Here it is, clean copy-paste ready:
Boulder in Spring Is Hitting Just Right This Year
Photos from CU's graduation rolled through my feed the other day. Caps in the air, families on the lawn, that mix of relief and "okay what's next" that comes with finishing something big. I don't live in Boulder anymore, but it's where I grew up, and every spring I get a little homesick for it.
If you ask me what my favorite time of year in my hometown is, the answer hasn't changed since I was a kid. Spring. No contest.
Everyone's got their own answer. Fall has the Flatirons turning gold. Winter has the bluebird ski days. But spring is the one where the whole town seems to exhale at the same time. The days stretch out. You can walk Pearl Street at 7:45pm and the sun's still up. The Creek starts running hard from the snowmelt. Patios fill up. Bike racks downtown get jammed. People are outside doing things again — actually doing them, not just talking about them.
This year's a little different. Colorado got hammered by a rough winter, and spring is taking its time showing up. The grass isn't quite as green as it usually is by now. But that's part of what I love about Boulder — even in an off year, the town finds a way to wake up. Trails fill back in. Chautauqua starts buzzing again. CU finishes another class and sends them out into the world.
And summer is right there. You can feel it.
The part where I pivot to product (because I have to)
Here's the thing about spring in Boulder, and the reason this isn't just a love letter to my hometown:
When everyone's outside doing things, things get dropped.
Helmets at trailheads. Water bottles on park benches. Kids' jackets on patios. A bike leaned against a bench at Chautauqua that someone walked away from for ten minutes. A backpack at the bus stop. Goggles at the rec center. A $150 helmet that "isn't going to walk off" until it does. Phones, earbuds, hats, gloves, the works.
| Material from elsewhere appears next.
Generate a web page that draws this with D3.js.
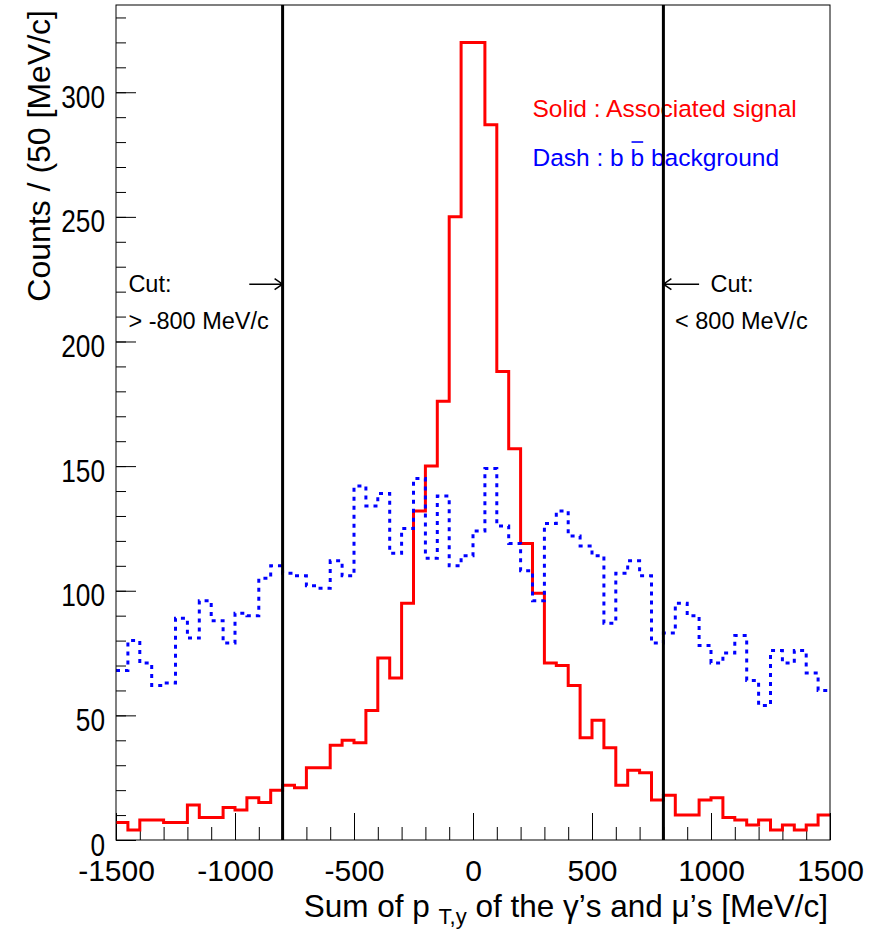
<!DOCTYPE html>
<html>
<head>
<meta charset="utf-8">
<script src="https://cdn.jsdelivr.net/npm/d3@7"></script>
<style>
  body { margin: 0; background: #fff; }
  svg { display: block; font-family: "Liberation Sans", Arial, Helvetica, sans-serif; }
</style>
</head>
<body>
<div id="app"></div>
<script>
// bin edges of the histogram, 50 MeV/c wide
const binEdges = d3.range(-1500, 1501, 50);

// solid red : associated signal
const signalCounts = [
  7, 4, 8, 8, 7, 7, 14, 9, 9, 13, 12, 17, 15, 20,
  22, 21, 29, 29, 38, 40, 39, 52, 73, 65, 95, 132, 150, 176, 250, 320,
  320, 287, 188, 157, 119, 99, 71, 70, 62, 41, 48, 37, 22, 28, 27, 16,
  18, 10, 10, 16, 17, 9, 8, 6, 8, 4, 6, 4, 6, 10
];

// dotted blue : b bbar background
const backgroundCounts = [
  68, 80, 71, 62, 63, 89, 81, 96, 88, 79, 91, 90, 105, 110,
  107, 106, 102, 101, 112, 106, 142, 134, 139, 115, 125, 145, 113, 138, 110,
  114, 124, 149, 126, 119, 108, 96, 127, 132, 122, 118, 114, 87, 107, 112, 106, 79,
  83, 95, 90, 78, 71, 75, 82, 64, 54, 76, 71, 76, 67, 60
];

const xTicks = [-1500, -1000, -500, 0, 500, 1000, 1500];
const yTicks = [0, 50, 100, 150, 200, 250, 300];
const cutValues = [-800, 800];

const render = () => {
  const width = 886;
  const height = 930;
  const frame = { left: 116, right: 830, top: 5, bottom: 840 };

  const x = d3.scaleLinear().domain([-1500, 1500]).range([frame.left, frame.right]);
  const y = d3.scaleLinear().domain([0, 335]).range([frame.bottom, frame.top]);

  const svg = d3.select('#app').append('svg')
    .attr('width', width)
    .attr('height', height);

  // 1. axes (ROOT style, ticks pointing inwards)
  const yMinor = svg.append('g')
    .attr('transform', `translate(${frame.left},0)`)
    .call(d3.axisLeft(y).tickValues(d3.range(0, 331, 10)).tickSize(-10).tickFormat(''));
  const yMajor = svg.append('g')
    .attr('transform', `translate(${frame.left},0)`)
    .call(d3.axisLeft(y).tickValues(yTicks).tickSize(-20).tickPadding(0));
  const xMinor = svg.append('g')
    .attr('transform', `translate(0,${frame.bottom})`)
    .call(d3.axisBottom(x).tickValues(d3.range(-1500, 1501, 100)).tickSize(-13).tickFormat(''));
  const xMajor = svg.append('g')
    .attr('transform', `translate(0,${frame.bottom})`)
    .call(d3.axisBottom(x).tickValues(xTicks).tickSize(-27).tickPadding(20).tickFormat(d3.format('d')));

  [yMinor, yMajor, xMinor, xMajor].forEach(g => {
    g.select('.domain').remove();
    g.selectAll('line').attr('stroke', '#000').attr('stroke-width', 1);
  });
  // tall, narrow digits like the ROOT output
  yMajor.selectAll('text')
    .attr('x', 0)
    .attr('transform', 'translate(-11,0) scale(0.82,1)')
    .attr('font-size', 32)
    .attr('dy', '0.47em')
    .attr('fill', '#000');
  xMajor.selectAll('text')
    .attr('font-size', 30)
    .attr('fill', '#000')
    .text(d => d < 0 ? '-' + Math.abs(d) : d);

  // 2. histograms
  const stepPoints = counts => counts.flatMap((c, i) => [[binEdges[i], c], [binEdges[i + 1], c]]);
  const line = d3.line().x(d => x(d[0])).y(d => y(d[1]));

  svg.append('path')
    .attr('d', line(stepPoints(signalCounts)))
    .attr('fill', 'none')
    .attr('stroke', '#ff0000')
    .attr('stroke-width', 3);

  svg.append('path')
    .attr('d', line(stepPoints(backgroundCounts)))
    .attr('fill', 'none')
    .attr('stroke', '#0000ff')
    .attr('stroke-width', 3)
    .attr('stroke-dasharray', '4,5');

  // 3. legend texts
  svg.append('text')
    .attr('x', x(250)).attr('y', y(290))
    .attr('font-size', 24.5)
    .attr('fill', '#ff0000')
    .text('Solid : Associated signal');

  const dash = svg.append('text')
    .attr('x', x(250)).attr('y', y(270.6))
    .attr('font-size', 24.5)
    .attr('fill', '#0000ff')
    .text('Dash : b b background');
  const node = dash.node();
  const barIdx = 9; // second "b"
  const bx0 = node.getStartPositionOfChar(barIdx).x;
  const bx1 = node.getEndPositionOfChar(barIdx).x;
  svg.append('line')
    .attr('x1', bx0 + 1).attr('x2', bx1 - 1)
    .attr('y1', y(270.6) - 23.5).attr('y2', y(270.6) - 23.5)
    .attr('stroke', '#0000ff')
    .attr('stroke-width', 1.6);

  // 4. cut annotations
  const cutFont = 23.5;
  const notes = [
    { x: -1448, y: 220, text: 'Cut:' },
    { x: -1448, y: 205, text: '> -800 MeV/c' },
    { x: 998, y: 220, text: 'Cut:' },
    { x: 849, y: 205, text: '< 800 MeV/c' }
  ];
  svg.selectAll('text.note')
    .data(notes)
    .enter()
      .append('text')
      .attr('class', 'note')
      .attr('x', d => x(d.x))
      .attr('y', d => y(d.y))
      .attr('font-size', cutFont)
      .attr('fill', '#000')
      .text(d => d.text);

  const arrows = [
    { from: -940, to: -800 },
    { from: 950, to: 800 }
  ];
  arrows.forEach(a => {
    const ay = y(223);
    const tip = x(a.to);
    const dir = Math.sign(a.to - a.from);
    svg.append('path')
      .attr('d', `M${x(a.from)},${ay}L${tip},${ay}M${tip - dir * 8},${ay - 5.5}L${tip},${ay}L${tip - dir * 8},${ay + 5.5}`)
      .attr('fill', 'none')
      .attr('stroke', '#000')
      .attr('stroke-width', 1.5);
  });

  // 5. cut lines
  svg.selectAll('line.cut')
    .data(cutValues)
    .enter()
      .append('line')
      .attr('class', 'cut')
      .attr('x1', d => x(d)).attr('x2', d => x(d))
      .attr('y1', y(335)).attr('y2', y(0))
      .attr('stroke', '#000')
      .attr('stroke-width', 3);

  // 6. frame
  svg.append('rect')
    .attr('x', frame.left).attr('y', frame.top)
    .attr('width', frame.right - frame.left)
    .attr('height', frame.bottom - frame.top)
    .attr('fill', 'none')
    .attr('stroke', '#000')
    .attr('stroke-width', 1);

  // 7. axis titles
  const xTitle = svg.append('text')
    .attr('x', frame.right - 2)
    .attr('y', 917)
    .attr('text-anchor', 'end')
    .attr('font-size', 31.5)
    .attr('fill', '#000');
  xTitle.append('tspan').text('Sum of p ');
  xTitle.append('tspan').attr('font-size', 22).attr('dy', 7).text('T,y');
  xTitle.append('tspan').attr('dy', -7).text(' of the \u03B3\u2019s and \u03BC\u2019s [MeV/c]');

  svg.append('text')
    .attr('transform', `translate(50,${frame.top + 5}) rotate(-90)`)
    .attr('text-anchor', 'end')
    .attr('font-size', 32)
    .attr('fill', '#000')
    .text('Counts / (50 [MeV/c]');
};

document.addEventListener('DOMContentLoaded', render);
</script>
</body>
</html>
Some of it gets found. Most of it gets thrown into a lost-and-found bin no one ever checks. And then it's gone.
I built myScanBandz partly because of moments like this. The product is dead simple — a QR code on a wristband or a sticker. Scan it, register it once, and if anyone ever finds it lying somewhere, they scan the same code and your contact info comes up. No app. No subscription. No batteries. The setup takes about two minutes.
The Mountain Fun wristband is the one I personally hand my kids before we head out. The gear tag stickers go on everything else — bikes, helmets, water bottles, the speaker I keep almost leaving at hockey rinks.
What's coming
Two things on my horizon, and one of them is back in Boulder:
Boulder Creek Festival, May 23 weekend. First vendor booth I've ever run, in the town I grew up in. Come find me. I'll be the dad in the navy shirt looking slightly overwhelmed.
Summer 2026. Which is going to be wild. Between the World Cup, America's 250th, and the regular summer chaos of festivals and travel, I wrote a whole thing about why this summer is shaping up to be the most crowded one in modern American history. Spring is the warmup. Summer is the main event.
If you've got kids and gear and an actual life this summer, the wristbands and stickers might be worth a look. Fair warning: I'm a paramedic and a dad first, marketer somewhere down the list. But the product works, and it works exactly when you need it to.
For now, though? I'm a couple hours away from Boulder, looking at graduation photos and thinking about the Creek running high and the patios filling up.
My hometown's looking good from here.